Top Wildlife Photos of the Year
Predatory Steps
Eirik Grønningsæter, Norway
Winner of the Animal Portraits award
There are lots of great photos of polar bears, so how do you come up with something new?
In the Animal Portraits category of the competition, photographers are invited to capture the character or spirit of an animal in an original and memorable way.
Eirik Grønningsæter set out to capture the view that a seal might have of an approaching polar bear. He spotted the bear from his boat. She was resting close to shore on Kvalbeinøya, an island in the Arctic archipelago of Svalbard.
Knowing that polar bears are insatiably curious, Grønningsæter set up his camera on the snow, within sight of the bear, hoping that “the ground view and wide angle lens would give a totally different kind of image.”
Sure enough, the moment Eirik retreated to his boat, the bear made straight for the camera, checking it out from all angles, gently pushing it around, even picked it up in her mouth.
“By not including the whole animal, I wanted to leave the end of the story untold,” he said.
The intimacy also conveys a powerful gentleness about the polar bear. When eventually she got bored and dropped the camera, there wasn’t even a tooth mark in the rubber.
Canon EOS 40D + 10-16mm f.2.8 lens; 1/250 sec at f13; ISO 640; remote control.
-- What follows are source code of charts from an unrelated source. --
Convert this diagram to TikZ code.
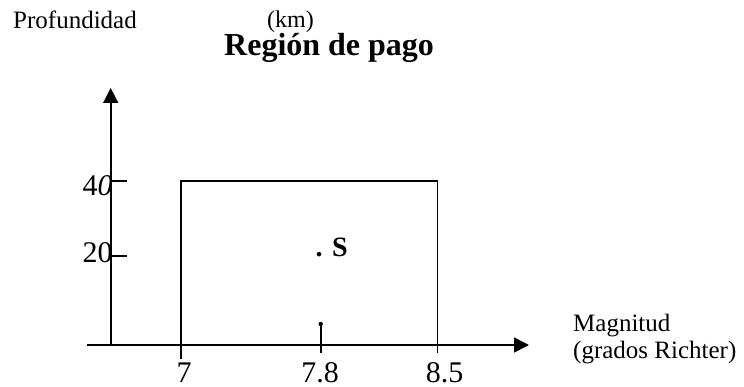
\documentclass[tikz,border=0pt]{standalone}
\usepackage{fontspec}
\setmainfont{Liberation Serif}
\usetikzlibrary{arrows.meta}
\tikzset{
  axisline/.style={line width=1.6pt, -{Triangle[length=15pt,width=15pt]}},
  plain/.style={line width=1.6pt},
  lbl/.style={inner sep=0pt, anchor=base west, font=\fontsize{25}{27}\selectfont},
  num/.style={inner sep=0pt, anchor=base, font=\fontsize{30}{32}\selectfont},
  numw/.style={inner sep=0pt, anchor=base west, font=\fontsize{30}{32}\selectfont},
}
\begin{document}
\begin{tikzpicture}[x=1pt,y=-1pt]
\useasboundingbox (0,0) rectangle (744,387);
% coordinates
\coordinate (yb) at (110.7,345);
\coordinate (yt) at (110.7,88);
\coordinate (xl) at (87,345);
\coordinate (xr) at (529,345);
\coordinate (t40a) at (110.7,181);
\coordinate (t40b) at (127,181);
\coordinate (t20a) at (110.7,256);
\coordinate (t20b) at (127,256);
\coordinate (r1) at (180.7,181);
\coordinate (r2) at (437.5,345);
\coordinate (t7a) at (180.7,181);
\coordinate (t7b) at (180.7,359);
\coordinate (t85b) at (437.5,353);
\coordinate (t85a) at (437.5,181);
\coordinate (t78a) at (320.7,324);
\coordinate (t78b) at (320.7,353);
% axes
\draw[axisline] (yb) -- (yt);
\draw[axisline] (xl) -- (xr);
\draw[plain] (t40a) -- (t40b);
\draw[plain] (t20a) -- (t20b);
\draw[plain] (r1) rectangle (r2);
\draw[plain] (t7a) -- (t7b);
\draw[plain] (t85a) -- (t85b);
\draw[plain] (t78a) -- (t78b);
\fill (t78a) circle (2.2pt);
% texts
\node[lbl] (prof) at (13,29) {Profundidad};
\node[inner sep=0pt, anchor=base west, font=\fontsize{24}{26}\selectfont] (km) at (267,27.5) {(km)};
\node[inner sep=0pt, anchor=base west, font=\fontsize{32}{34}\selectfont\bfseries] (title) at (224,56) {Región de pago};
\node[lbl] (mag) at (573,331.5) {Magnitud};
\node[lbl] (rich) at (573,358) {(grados Richter)};
\node[num] (n7) at (184,382) {7};
\node[num] (n78) at (320,382) {7.8};
\node[num] (n85) at (444.5,382) {8.5};
\node[numw] (n40) at (82.5,196) {4\textit{0}};
\node[numw] (n20) at (82.5,263) {20};
\node[inner sep=0pt, anchor=base west, font=\fontsize{28}{30}\selectfont\bfseries] (s) at (315.5,256.7) {. S};
\end{tikzpicture}
\end{document}
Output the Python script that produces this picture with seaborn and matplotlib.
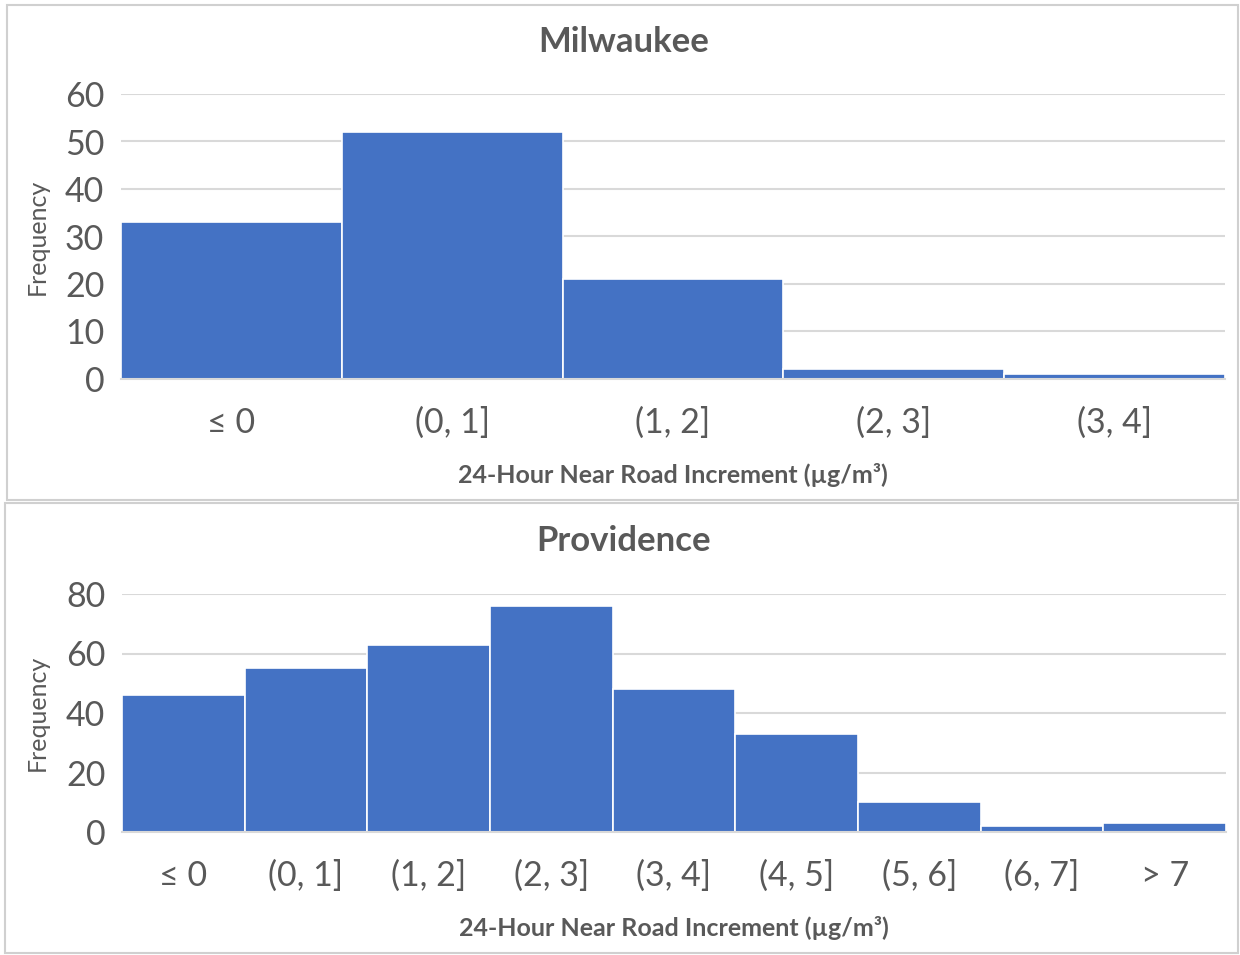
import matplotlib
matplotlib.use("Agg")
import matplotlib.pyplot as plt
import seaborn as sns
import pandas as pd
from matplotlib.patches import Rectangle

# Data
mil_bins = ["\u2264 0", "(0, 1]", "(1, 2]", "(2, 3]", "(3, 4]"]
mil_freq = [33, 52, 21, 2, 1]

prov_bins = ["\u2264 0", "(0, 1]", "(1, 2]", "(2, 3]", "(3, 4]", "(4, 5]", "(5, 6]", "(6, 7]", "> 7"]
prov_freq = [46, 55, 63, 76, 48, 33, 10, 2, 3]

bar_color = "#4472C4"
text_color = "#595959"
grid_color = "#D9D9D9"
xlabel_text = "24-Hour Near Road Increment (\u00b5g/m\u00b3)"

sns.set_theme(style="white")
plt.rcParams['font.family'] = ['Lato', 'DejaVu Sans']

fig = plt.figure(figsize=(12.4, 9.55), dpi=100)

W, H = 1240, 955

def px_rect(x0, y0, x1, y1):
    # convert pixel box (top-left origin) into figure fraction [left, bottom, width, height]
    return [x0 / W, 1 - y1 / H, (x1 - x0) / W, (y1 - y0) / H]

# panel frames
for (x0, y0, x1, y1) in [(7, 5, 1238, 500), (5, 503, 1238, 953)]:
    l, b, w, h = px_rect(x0, y0, x1, y1)
    fig.patches.append(Rectangle((l, b), w, h, transform=fig.transFigure,
                                 fill=False, edgecolor="#D0D0D0", linewidth=1.5))

panels = [
    ("Milwaukee", mil_bins, mil_freq, px_rect(121, 94, 1225, 379), 60, 10, 42, 237),
    ("Providence", prov_bins, prov_freq, px_rect(122, 594, 1226, 832), 80, 20, 541, 713),
]

for title, bins, freq, pos, ymax, step, title_y, ylab_y in panels:
    ax = fig.add_axes(pos)
    df = pd.DataFrame({"bin": bins, "freq": freq})
    sns.barplot(data=df, x="bin", y="freq", order=bins, color=bar_color,
                width=1.0, edgecolor="white", linewidth=1.2, saturation=1, ax=ax, zorder=3)
    ax.set_ylim(0, ymax)
    ax.set_xlim(-0.5, len(bins) - 0.5)
    ax.set_yticks(range(0, ymax + 1, step))
    ax.yaxis.grid(True, color=grid_color, linewidth=1.5, zorder=0)
    ax.set_axisbelow(True)
    for s in ["top", "right", "left"]:
        ax.spines[s].set_visible(False)
    ax.spines["bottom"].set_color(grid_color)
    ax.spines["bottom"].set_linewidth(1.5)
    ax.spines["bottom"].set_zorder(4)
    ax.tick_params(axis="both", length=0, labelsize=24.5, colors=text_color)
    ax.tick_params(axis="x", pad=20)
    ax.tick_params(axis="y", pad=12)
    ax.set_ylabel("")
    ax.set_xlabel(xlabel_text, fontsize=18, fontweight="bold", color=text_color, labelpad=17)
    fig.text(624 / W, 1 - title_y / H, title, ha="center", va="center",
             fontsize=25, fontweight="bold", color=text_color)
    fig.text(37 / W, 1 - ylab_y / H, "Frequency", ha="center", va="center",
             rotation=90, fontsize=18, color=text_color)

plt.savefig("out.png", dpi=100)
plt.close()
© Eirik Grønningsæter / Veolia Environnement Wildlife Photographer of the Year 2010
About polar bears
Polar bears are classified by the International Union for Conservation of Nature as a vulnerable species. Eight out of their 19 subpopulations are in decline. Along with the Kodiak bear, they are the world’s largest mammals, weighing up to 1,500 pounds. Most polar bears are born on land but spend much of their time at sea, hunting for seals. While they are good swimmers, they move from one ice flow to another on their expeditions, and the warming of the polar regions means fewer and smaller ice floes, making it more and more difficult for the bears to find food.